_Given exercise_.
Reproduce all the material exactly, minus any pictures it holds.

start

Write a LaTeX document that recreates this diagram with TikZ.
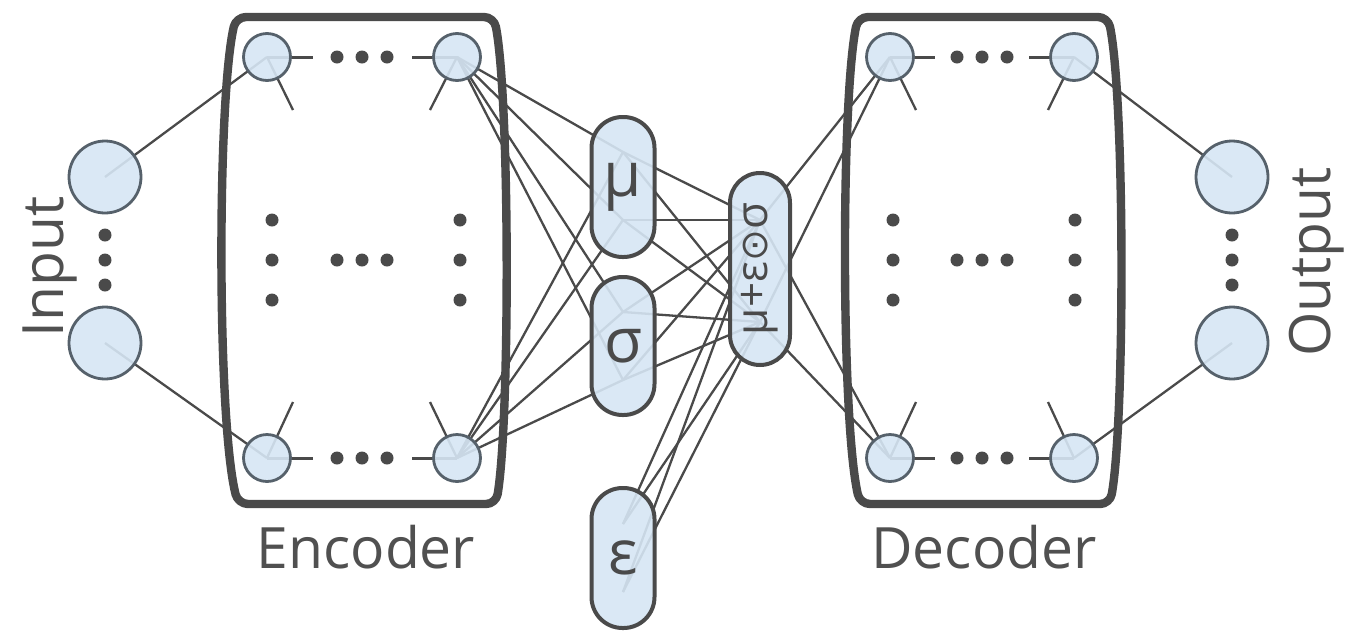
\documentclass[tikz,border=0pt]{standalone}
\usepackage{fontspec}
\setmainfont{Open Sans}
\newfontfamily\symfont{DejaVu Sans}
\usetikzlibrary{backgrounds}

\definecolor{ink}{HTML}{4A4A4A}
\definecolor{cellfill}{HTML}{D6E6F4}
\definecolor{cellline}{HTML}{56616B}
\definecolor{textgray}{HTML}{505050}

\begin{document}
\begin{tikzpicture}[x=0.5pt,y=-0.5pt,
  link/.style={draw=ink, line width=1.15pt},
  unit/.style={circle, draw=cellline, line width=1.4pt, fill=cellfill,
    fill opacity=0.9, text opacity=1, inner sep=0pt, minimum size=23.5pt},
  bigunit/.style={unit, minimum size=36pt},
  capsule/.style={rectangle, rounded corners=15.5pt, draw=ink, line width=2pt,
    fill=cellfill, fill opacity=0.9, text opacity=1, text=ink,
    minimum width=31.5pt, minimum height=70pt, inner sep=0pt,
    font=\fontsize{31}{36}\selectfont},
  layerbox/.style={draw=ink, line width=4.2pt, line join=round, rounded corners=5pt},
  blob/.style={circle, fill=ink, inner sep=0pt, minimum size=6.5pt},
  lbl/.style={text=textgray, font=\fontsize{28.5}{32}\selectfont, inner sep=0pt},
]
\useasboundingbox (0,0) rectangle (1360,633);

% ---------- input and output units ----------
\node[bigunit] (in1) at (105,177) {};
\node[bigunit] (in2) at (105,343) {};
\node[bigunit] (out1) at (1232,177) {};
\node[bigunit] (out2) at (1232,343) {};
\foreach \y [count=\i] in {235,260,285} {
  \node[blob] (indot\i) at (105,\y) {};
  \node[blob] (outdot\i) at (1232,\y) {};
}

% ---------- encoder / decoder corner units ----------
\node[unit] (eTL) at (267,57) {};
\node[unit] (eTR) at (457,57) {};
\node[unit] (eBL) at (267,458) {};
\node[unit] (eBR) at (457,458) {};
\node[unit] (dTL) at (890,57) {};
\node[unit] (dTR) at (1074,57) {};
\node[unit] (dBL) at (890,458) {};
\node[unit] (dBR) at (1074,458) {};

% ellipses inside the two networks
\foreach \x [count=\i] in {337,362,387} {
  \node[blob] (etop\i) at (\x,57) {};
  \node[blob] (emid\i) at (\x,260) {};
  \node[blob] (ebot\i) at (\x,458) {};
}
\foreach \x [count=\i] in {957,982,1007} {
  \node[blob] (dtop\i) at (\x,57) {};
  \node[blob] (dmid\i) at (\x,260) {};
  \node[blob] (dbot\i) at (\x,458) {};
}
\foreach \y [count=\i] in {220,260,300} {
  \node[blob] (eleft\i) at (272,\y) {};
  \node[blob] (eright\i) at (460,\y) {};
  \node[blob] (dleft\i) at (893,\y) {};
  \node[blob] (dright\i) at (1075,\y) {};
}

% ---------- latent variables ----------
\node[capsule] (mu) at (623,187) {μ};
\node[capsule, minimum height=69pt] (sigma) at (623,346) {σ};
\node[capsule] (eps) at (623,558) {ε};
\node[capsule, rotate=90, minimum width=96pt, minimum height=30pt,
  rounded corners=15pt, font=\fontsize{22}{24}\selectfont] (z) at (760,269)
  {μ+ε{\symfont\fontsize{19}{24}\selectfont ⊙}σ};

% attachment points of the connections inside the capsules
\coordinate (mu1) at (623,152);
\coordinate (mu2) at (623,220);
\coordinate (sg1) at (623,312);
\coordinate (sg2) at (623,380);
\coordinate (ep1) at (623,524);
\coordinate (ep2) at (623,592);
\coordinate (z1) at (760,220);
\coordinate (z2) at (760,322);

% free ends of the short stubs
\coordinate (eTLs) at (293,110);  \coordinate (eTLh) at (313,57);
\coordinate (eTRs) at (430,110);  \coordinate (eTRh) at (412,57);
\coordinate (eBLs) at (293,402);  \coordinate (eBLh) at (313,458);
\coordinate (eBRs) at (430,402);  \coordinate (eBRh) at (412,458);
\coordinate (dTLs) at (916,110);  \coordinate (dTLh) at (935,57);
\coordinate (dTRs) at (1048,110); \coordinate (dTRh) at (1029,57);
\coordinate (dBLs) at (916,402);  \coordinate (dBLh) at (935,458);
\coordinate (dBRs) at (1048,402); \coordinate (dBRh) at (1029,458);

% ---------- labels ----------
\node[lbl, anchor=base] (enclabel) at (366,568) {Encoder};
\node[lbl, anchor=base] (declabel) at (984,568) {Decoder};
\node[lbl, anchor=base, rotate=90] (inlabel) at (63,267) {Input};
\node[lbl, anchor=base, rotate=90] (outlabel) at (1330,262) {Output};

\begin{pgfonlayer}{background}
  \fill[white] (0,0) rectangle (1360,633);
  % network frames
  \draw[layerbox] (365,17) -- (494,17)
    .. controls (510,100) and (510,420) .. (496,504) -- (238,504)
    .. controls (217,420) and (217,100) .. (236,17) -- cycle;
  \draw[layerbox] (983,17) -- (1108,17)
    .. controls (1125,100) and (1125,420) .. (1110,504) -- (860,504)
    .. controls (841,420) and (841,100) .. (858,17) -- cycle;

  % stubs of the corner units
  \foreach \n in {eTL,eTR,eBL,eBR,dTL,dTR,dBL,dBR} {
    \draw[link] (\n.center) -- (\n s);
    \draw[link, line width=1.5pt] (\n.center) -- (\n h);
  }

  % input -> encoder, decoder -> output
  \draw[link] (in1.center) -- (eTL.center);
  \draw[link] (in2.center) -- (eBL.center);
  \draw[link] (dTR.center) -- (out1.center);
  \draw[link] (dBR.center) -- (out2.center);

  % encoder -> mean and deviation
  \foreach \s in {eTR,eBR}
    \foreach \t in {mu1,mu2,sg1,sg2}
      \draw[link] (\s.center) -- (\t);

  % mean, deviation and noise -> sample
  \foreach \s in {mu1,mu2,sg1,sg2,ep1,ep2}
    \foreach \t in {z1,z2}
      \draw[link] (\s) -- (\t);

  % sample -> decoder
  \foreach \s in {z1,z2}
    \foreach \t in {dTL,dBL}
      \draw[link] (\s) -- (\t.center);
\end{pgfonlayer}
\end{tikzpicture}
\end{document}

end

_Solution for this problem_.
Write a LaTeX document that recreates this diagram with TikZ.
\documentclass[tikz,border=0pt]{standalone}
\usepackage{fontspec}
\setmainfont{Open Sans}
\newfontfamily\symfont{DejaVu Sans}
\usetikzlibrary{backgrounds}

\definecolor{ink}{HTML}{4A4A4A}
\definecolor{cellfill}{HTML}{D6E6F4}
\definecolor{cellline}{HTML}{56616B}
\definecolor{textgray}{HTML}{505050}

\begin{document}
\begin{tikzpicture}[x=0.5pt,y=-0.5pt,
  link/.style={draw=ink, line width=1.15pt},
  unit/.style={circle, draw=cellline, line width=1.4pt, fill=cellfill,
    fill opacity=0.9, text opacity=1, inner sep=0pt, minimum size=23.5pt},
  bigunit/.style={unit, minimum size=36pt},
  capsule/.style={rectangle, rounded corners=15.5pt, draw=ink, line width=2pt,
    fill=cellfill, fill opacity=0.9, text opacity=1, text=ink,
    minimum width=31.5pt, minimum height=70pt, inner sep=0pt,
    font=\fontsize{31}{36}\selectfont},
  layerbox/.style={draw=ink, line width=4.2pt, line join=round, rounded corners=5pt},
  blob/.style={circle, fill=ink, inner sep=0pt, minimum size=6.5pt},
  lbl/.style={text=textgray, font=\fontsize{28.5}{32}\selectfont, inner sep=0pt},
]
\useasboundingbox (0,0) rectangle (1360,633);

% ---------- input and output units ----------
\node[bigunit] (in1) at (105,177) {};
\node[bigunit] (in2) at (105,343) {};
\node[bigunit] (out1) at (1232,177) {};
\node[bigunit] (out2) at (1232,343) {};
\foreach \y [count=\i] in {235,260,285} {
  \node[blob] (indot\i) at (105,\y) {};
  \node[blob] (outdot\i) at (1232,\y) {};
}

% ---------- encoder / decoder corner units ----------
\node[unit] (eTL) at (267,57) {};
\node[unit] (eTR) at (457,57) {};
\node[unit] (eBL) at (267,458) {};
\node[unit] (eBR) at (457,458) {};
\node[unit] (dTL) at (890,57) {};
\node[unit] (dTR) at (1074,57) {};
\node[unit] (dBL) at (890,458) {};
\node[unit] (dBR) at (1074,458) {};

% ellipses inside the two networks
\foreach \x [count=\i] in {337,362,387} {
  \node[blob] (etop\i) at (\x,57) {};
  \node[blob] (emid\i) at (\x,260) {};
  \node[blob] (ebot\i) at (\x,458) {};
}
\foreach \x [count=\i] in {957,982,1007} {
  \node[blob] (dtop\i) at (\x,57) {};
  \node[blob] (dmid\i) at (\x,260) {};
  \node[blob] (dbot\i) at (\x,458) {};
}
\foreach \y [count=\i] in {220,260,300} {
  \node[blob] (eleft\i) at (272,\y) {};
  \node[blob] (eright\i) at (460,\y) {};
  \node[blob] (dleft\i) at (893,\y) {};
  \node[blob] (dright\i) at (1075,\y) {};
}

% ---------- latent variables ----------
\node[capsule] (mu) at (623,187) {μ};
\node[capsule, minimum height=69pt] (sigma) at (623,346) {σ};
\node[capsule] (eps) at (623,558) {ε};
\node[capsule, rotate=90, minimum width=96pt, minimum height=30pt,
  rounded corners=15pt, font=\fontsize{22}{24}\selectfont] (z) at (760,269)
  {μ+ε{\symfont\fontsize{19}{24}\selectfont ⊙}σ};

% attachment points of the connections inside the capsules
\coordinate (mu1) at (623,152);
\coordinate (mu2) at (623,220);
\coordinate (sg1) at (623,312);
\coordinate (sg2) at (623,380);
\coordinate (ep1) at (623,524);
\coordinate (ep2) at (623,592);
\coordinate (z1) at (760,220);
\coordinate (z2) at (760,322);

% free ends of the short stubs
\coordinate (eTLs) at (293,110);  \coordinate (eTLh) at (313,57);
\coordinate (eTRs) at (430,110);  \coordinate (eTRh) at (412,57);
\coordinate (eBLs) at (293,402);  \coordinate (eBLh) at (313,458);
\coordinate (eBRs) at (430,402);  \coordinate (eBRh) at (412,458);
\coordinate (dTLs) at (916,110);  \coordinate (dTLh) at (935,57);
\coordinate (dTRs) at (1048,110); \coordinate (dTRh) at (1029,57);
\coordinate (dBLs) at (916,402);  \coordinate (dBLh) at (935,458);
\coordinate (dBRs) at (1048,402); \coordinate (dBRh) at (1029,458);

% ---------- labels ----------
\node[lbl, anchor=base] (enclabel) at (366,568) {Encoder};
\node[lbl, anchor=base] (declabel) at (984,568) {Decoder};
\node[lbl, anchor=base, rotate=90] (inlabel) at (63,267) {Input};
\node[lbl, anchor=base, rotate=90] (outlabel) at (1330,262) {Output};

\begin{pgfonlayer}{background}
  \fill[white] (0,0) rectangle (1360,633);
  % network frames
  \draw[layerbox] (365,17) -- (494,17)
    .. controls (510,100) and (510,420) .. (496,504) -- (238,504)
    .. controls (217,420) and (217,100) .. (236,17) -- cycle;
  \draw[layerbox] (983,17) -- (1108,17)
    .. controls (1125,100) and (1125,420) .. (1110,504) -- (860,504)
    .. controls (841,420) and (841,100) .. (858,17) -- cycle;

  % stubs of the corner units
  \foreach \n in {eTL,eTR,eBL,eBR,dTL,dTR,dBL,dBR} {
    \draw[link] (\n.center) -- (\n s);
    \draw[link, line width=1.5pt] (\n.center) -- (\n h);
  }

  % input -> encoder, decoder -> output
  \draw[link] (in1.center) -- (eTL.center);
  \draw[link] (in2.center) -- (eBL.center);
  \draw[link] (dTR.center) -- (out1.center);
  \draw[link] (dBR.center) -- (out2.center);

  % encoder -> mean and deviation
  \foreach \s in {eTR,eBR}
    \foreach \t in {mu1,mu2,sg1,sg2}
      \draw[link] (\s.center) -- (\t);

  % mean, deviation and noise -> sample
  \foreach \s in {mu1,mu2,sg1,sg2,ep1,ep2}
    \foreach \t in {z1,z2}
      \draw[link] (\s) -- (\t);

  % sample -> decoder
  \foreach \s in {z1,z2}
    \foreach \t in {dTL,dBL}
      \draw[link] (\s) -- (\t.center);
\end{pgfonlayer}
\end{tikzpicture}
\end{document}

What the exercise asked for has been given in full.